The problem >> Among the entries that follow, locate the line with "Write the Altair code for this chart." and the line with "base = alt.Chart(df)". Output those lines and all lines in between, exactly, minus the pictures.

Material for this task >>

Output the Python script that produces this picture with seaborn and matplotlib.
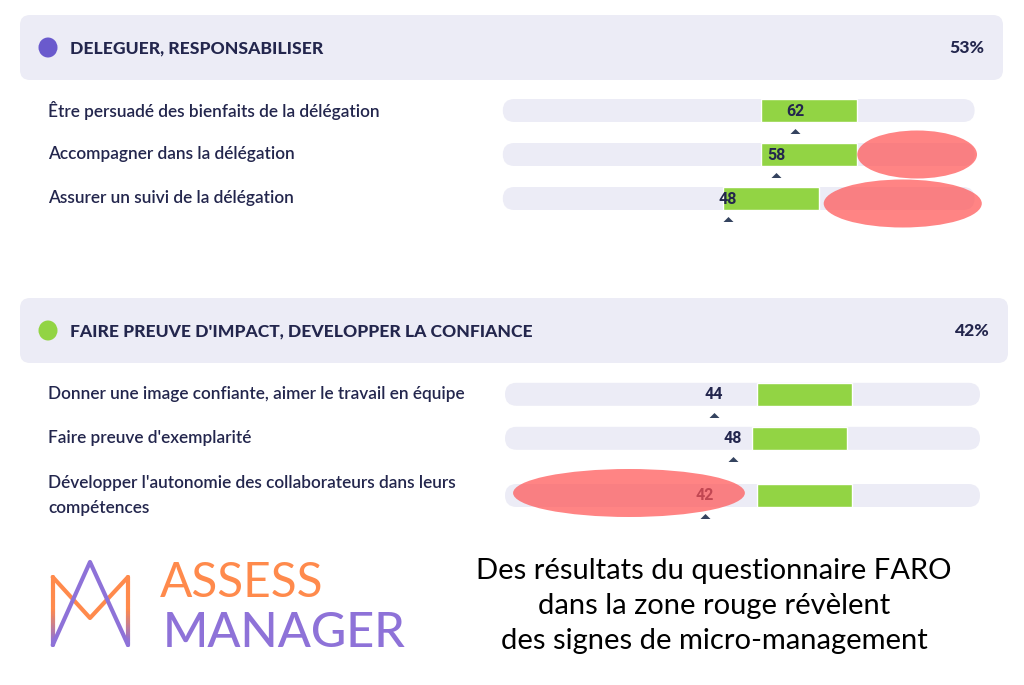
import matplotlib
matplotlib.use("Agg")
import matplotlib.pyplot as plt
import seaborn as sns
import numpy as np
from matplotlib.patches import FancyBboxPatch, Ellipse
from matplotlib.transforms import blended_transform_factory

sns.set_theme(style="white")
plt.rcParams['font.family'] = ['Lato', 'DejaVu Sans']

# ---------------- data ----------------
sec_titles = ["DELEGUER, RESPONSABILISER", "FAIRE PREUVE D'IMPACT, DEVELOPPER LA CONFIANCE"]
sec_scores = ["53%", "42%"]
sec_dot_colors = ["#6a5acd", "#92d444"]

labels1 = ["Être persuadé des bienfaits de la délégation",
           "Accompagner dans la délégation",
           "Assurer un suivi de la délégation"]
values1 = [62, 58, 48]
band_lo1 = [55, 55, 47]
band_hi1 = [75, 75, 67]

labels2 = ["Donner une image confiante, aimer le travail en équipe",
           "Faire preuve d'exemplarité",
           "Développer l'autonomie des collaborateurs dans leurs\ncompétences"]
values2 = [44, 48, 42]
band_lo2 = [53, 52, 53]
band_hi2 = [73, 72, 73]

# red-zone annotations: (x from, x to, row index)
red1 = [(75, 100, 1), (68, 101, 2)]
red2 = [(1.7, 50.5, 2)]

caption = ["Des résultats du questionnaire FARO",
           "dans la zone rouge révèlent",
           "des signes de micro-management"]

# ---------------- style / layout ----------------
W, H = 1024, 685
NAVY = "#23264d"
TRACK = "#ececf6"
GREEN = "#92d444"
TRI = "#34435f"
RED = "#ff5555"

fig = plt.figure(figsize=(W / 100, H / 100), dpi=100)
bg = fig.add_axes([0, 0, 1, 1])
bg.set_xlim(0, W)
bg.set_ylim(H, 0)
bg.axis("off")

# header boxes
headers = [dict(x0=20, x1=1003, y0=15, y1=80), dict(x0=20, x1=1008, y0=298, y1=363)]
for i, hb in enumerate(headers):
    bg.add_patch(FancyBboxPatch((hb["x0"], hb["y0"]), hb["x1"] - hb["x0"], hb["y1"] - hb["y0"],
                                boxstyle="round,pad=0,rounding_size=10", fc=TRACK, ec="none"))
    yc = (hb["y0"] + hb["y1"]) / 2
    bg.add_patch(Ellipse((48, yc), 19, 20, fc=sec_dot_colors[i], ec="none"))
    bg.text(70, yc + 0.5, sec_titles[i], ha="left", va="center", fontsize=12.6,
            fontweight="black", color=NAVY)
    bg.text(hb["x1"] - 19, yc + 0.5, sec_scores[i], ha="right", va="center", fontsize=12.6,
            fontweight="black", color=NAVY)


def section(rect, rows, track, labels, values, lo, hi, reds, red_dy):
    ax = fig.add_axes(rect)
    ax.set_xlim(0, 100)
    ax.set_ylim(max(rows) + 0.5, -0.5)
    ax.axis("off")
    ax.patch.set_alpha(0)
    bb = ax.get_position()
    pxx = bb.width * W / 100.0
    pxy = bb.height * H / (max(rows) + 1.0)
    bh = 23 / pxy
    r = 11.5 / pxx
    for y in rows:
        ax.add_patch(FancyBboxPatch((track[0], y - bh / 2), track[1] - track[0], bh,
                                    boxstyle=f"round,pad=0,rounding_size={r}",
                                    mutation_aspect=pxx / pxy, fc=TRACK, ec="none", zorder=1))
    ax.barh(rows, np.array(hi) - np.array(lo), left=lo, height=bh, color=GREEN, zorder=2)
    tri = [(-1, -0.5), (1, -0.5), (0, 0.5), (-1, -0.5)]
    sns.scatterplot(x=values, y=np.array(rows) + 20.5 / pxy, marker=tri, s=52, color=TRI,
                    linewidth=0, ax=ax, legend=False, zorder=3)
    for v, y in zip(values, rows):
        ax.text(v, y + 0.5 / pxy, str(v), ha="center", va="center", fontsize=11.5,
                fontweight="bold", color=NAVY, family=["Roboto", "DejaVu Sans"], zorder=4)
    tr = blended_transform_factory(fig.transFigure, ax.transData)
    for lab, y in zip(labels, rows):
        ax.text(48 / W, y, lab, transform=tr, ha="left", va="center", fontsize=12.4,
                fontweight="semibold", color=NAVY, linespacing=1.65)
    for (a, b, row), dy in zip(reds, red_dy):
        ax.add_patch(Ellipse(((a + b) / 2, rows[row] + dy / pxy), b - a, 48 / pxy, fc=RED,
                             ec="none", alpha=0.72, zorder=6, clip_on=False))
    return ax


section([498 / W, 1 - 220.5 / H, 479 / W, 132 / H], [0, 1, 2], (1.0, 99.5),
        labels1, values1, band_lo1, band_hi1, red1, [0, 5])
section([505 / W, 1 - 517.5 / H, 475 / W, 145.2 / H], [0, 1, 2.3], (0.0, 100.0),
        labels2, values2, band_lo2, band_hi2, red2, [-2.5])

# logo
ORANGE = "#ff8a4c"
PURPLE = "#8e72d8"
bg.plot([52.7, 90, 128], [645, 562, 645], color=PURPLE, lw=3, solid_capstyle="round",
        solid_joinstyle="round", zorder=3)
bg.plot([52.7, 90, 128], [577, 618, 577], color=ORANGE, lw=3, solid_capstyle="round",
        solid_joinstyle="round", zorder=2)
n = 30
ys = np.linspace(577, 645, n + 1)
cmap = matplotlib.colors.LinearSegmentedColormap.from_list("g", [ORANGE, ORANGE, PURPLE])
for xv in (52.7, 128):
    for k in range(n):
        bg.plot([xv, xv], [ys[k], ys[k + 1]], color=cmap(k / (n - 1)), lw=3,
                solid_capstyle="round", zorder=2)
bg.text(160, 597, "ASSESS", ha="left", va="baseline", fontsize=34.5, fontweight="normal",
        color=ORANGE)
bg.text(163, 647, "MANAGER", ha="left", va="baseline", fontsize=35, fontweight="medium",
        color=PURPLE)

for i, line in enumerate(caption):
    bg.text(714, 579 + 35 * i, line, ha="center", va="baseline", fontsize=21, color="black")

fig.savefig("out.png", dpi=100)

---

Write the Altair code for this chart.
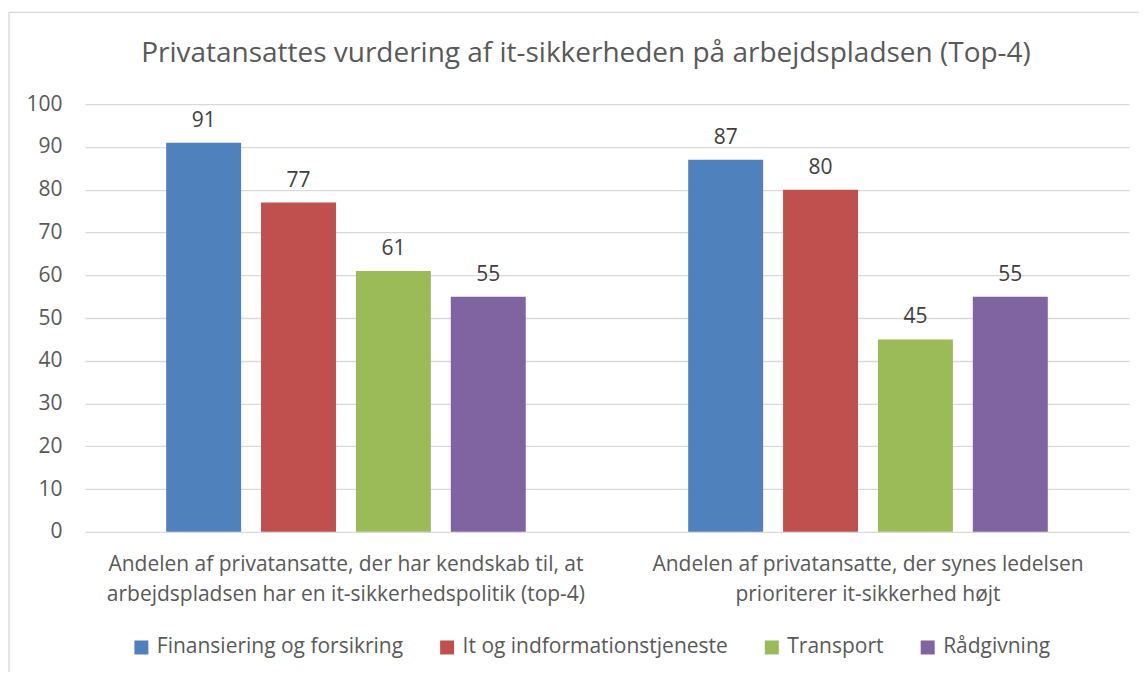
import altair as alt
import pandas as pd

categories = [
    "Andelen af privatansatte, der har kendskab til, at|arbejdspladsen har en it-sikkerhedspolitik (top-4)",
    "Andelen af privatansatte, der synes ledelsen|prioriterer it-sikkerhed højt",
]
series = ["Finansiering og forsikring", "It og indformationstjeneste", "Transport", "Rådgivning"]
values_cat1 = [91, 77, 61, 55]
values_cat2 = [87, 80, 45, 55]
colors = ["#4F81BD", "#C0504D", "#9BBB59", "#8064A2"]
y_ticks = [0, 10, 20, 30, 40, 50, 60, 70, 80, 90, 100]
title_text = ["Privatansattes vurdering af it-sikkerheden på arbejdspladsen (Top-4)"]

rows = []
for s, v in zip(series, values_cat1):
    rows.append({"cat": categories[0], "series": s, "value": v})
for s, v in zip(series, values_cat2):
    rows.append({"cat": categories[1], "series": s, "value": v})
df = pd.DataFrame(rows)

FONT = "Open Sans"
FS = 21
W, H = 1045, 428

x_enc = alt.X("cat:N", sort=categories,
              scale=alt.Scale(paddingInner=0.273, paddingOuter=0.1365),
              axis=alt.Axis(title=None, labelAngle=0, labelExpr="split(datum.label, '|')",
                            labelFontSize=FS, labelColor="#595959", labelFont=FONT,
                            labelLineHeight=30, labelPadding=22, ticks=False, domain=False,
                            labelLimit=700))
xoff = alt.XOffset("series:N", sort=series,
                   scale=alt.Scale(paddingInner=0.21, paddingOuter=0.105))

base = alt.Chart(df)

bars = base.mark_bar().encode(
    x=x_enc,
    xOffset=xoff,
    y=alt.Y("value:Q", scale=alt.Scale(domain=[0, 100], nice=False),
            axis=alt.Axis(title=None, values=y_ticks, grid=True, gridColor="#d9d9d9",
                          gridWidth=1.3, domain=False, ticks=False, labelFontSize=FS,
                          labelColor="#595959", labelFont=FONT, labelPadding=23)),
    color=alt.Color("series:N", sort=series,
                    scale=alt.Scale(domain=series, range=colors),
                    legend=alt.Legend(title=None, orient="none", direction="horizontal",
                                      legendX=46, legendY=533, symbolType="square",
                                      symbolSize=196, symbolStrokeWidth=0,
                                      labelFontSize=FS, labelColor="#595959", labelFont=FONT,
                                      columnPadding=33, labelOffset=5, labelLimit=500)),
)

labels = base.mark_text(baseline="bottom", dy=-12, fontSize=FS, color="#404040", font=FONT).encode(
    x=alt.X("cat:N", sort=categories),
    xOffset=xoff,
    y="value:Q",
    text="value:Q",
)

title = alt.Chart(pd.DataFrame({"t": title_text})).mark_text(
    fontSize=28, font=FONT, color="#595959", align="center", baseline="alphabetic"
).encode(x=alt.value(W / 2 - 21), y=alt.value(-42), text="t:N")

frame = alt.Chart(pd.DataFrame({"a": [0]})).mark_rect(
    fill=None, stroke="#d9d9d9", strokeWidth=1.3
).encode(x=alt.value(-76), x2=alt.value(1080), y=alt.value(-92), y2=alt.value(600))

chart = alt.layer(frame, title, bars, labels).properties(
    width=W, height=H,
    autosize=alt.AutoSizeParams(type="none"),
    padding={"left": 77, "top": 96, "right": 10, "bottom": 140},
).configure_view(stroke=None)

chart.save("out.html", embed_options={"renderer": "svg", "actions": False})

---

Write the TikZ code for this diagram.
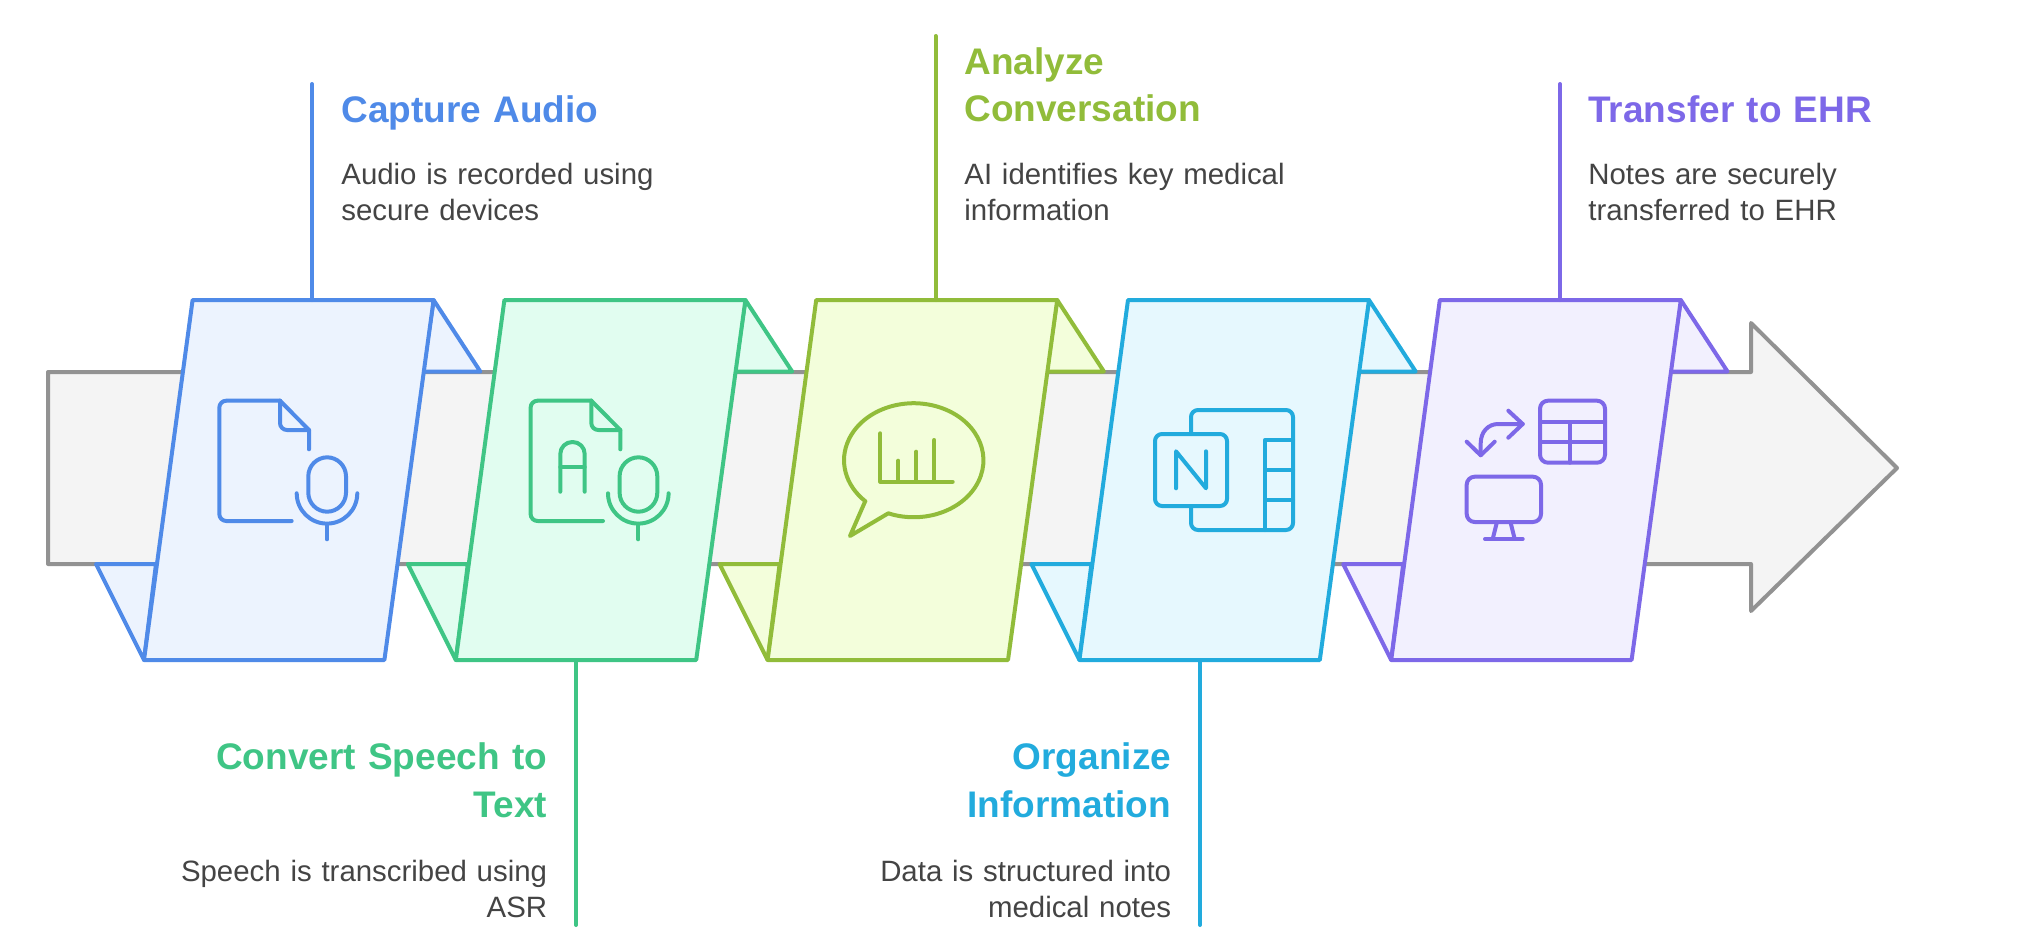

Correct output >>
Write the Altair code for this chart.
import altair as alt
import pandas as pd

categories = [
    "Andelen af privatansatte, der har kendskab til, at|arbejdspladsen har en it-sikkerhedspolitik (top-4)",
    "Andelen af privatansatte, der synes ledelsen|prioriterer it-sikkerhed højt",
]
series = ["Finansiering og forsikring", "It og indformationstjeneste", "Transport", "Rådgivning"]
values_cat1 = [91, 77, 61, 55]
values_cat2 = [87, 80, 45, 55]
colors = ["#4F81BD", "#C0504D", "#9BBB59", "#8064A2"]
y_ticks = [0, 10, 20, 30, 40, 50, 60, 70, 80, 90, 100]
title_text = ["Privatansattes vurdering af it-sikkerheden på arbejdspladsen (Top-4)"]

rows = []
for s, v in zip(series, values_cat1):
    rows.append({"cat": categories[0], "series": s, "value": v})
for s, v in zip(series, values_cat2):
    rows.append({"cat": categories[1], "series": s, "value": v})
df = pd.DataFrame(rows)

FONT = "Open Sans"
FS = 21
W, H = 1045, 428

x_enc = alt.X("cat:N", sort=categories,
              scale=alt.Scale(paddingInner=0.273, paddingOuter=0.1365),
              axis=alt.Axis(title=None, labelAngle=0, labelExpr="split(datum.label, '|')",
                            labelFontSize=FS, labelColor="#595959", labelFont=FONT,
                            labelLineHeight=30, labelPadding=22, ticks=False, domain=False,
                            labelLimit=700))
xoff = alt.XOffset("series:N", sort=series,
                   scale=alt.Scale(paddingInner=0.21, paddingOuter=0.105))

base = alt.Chart(df)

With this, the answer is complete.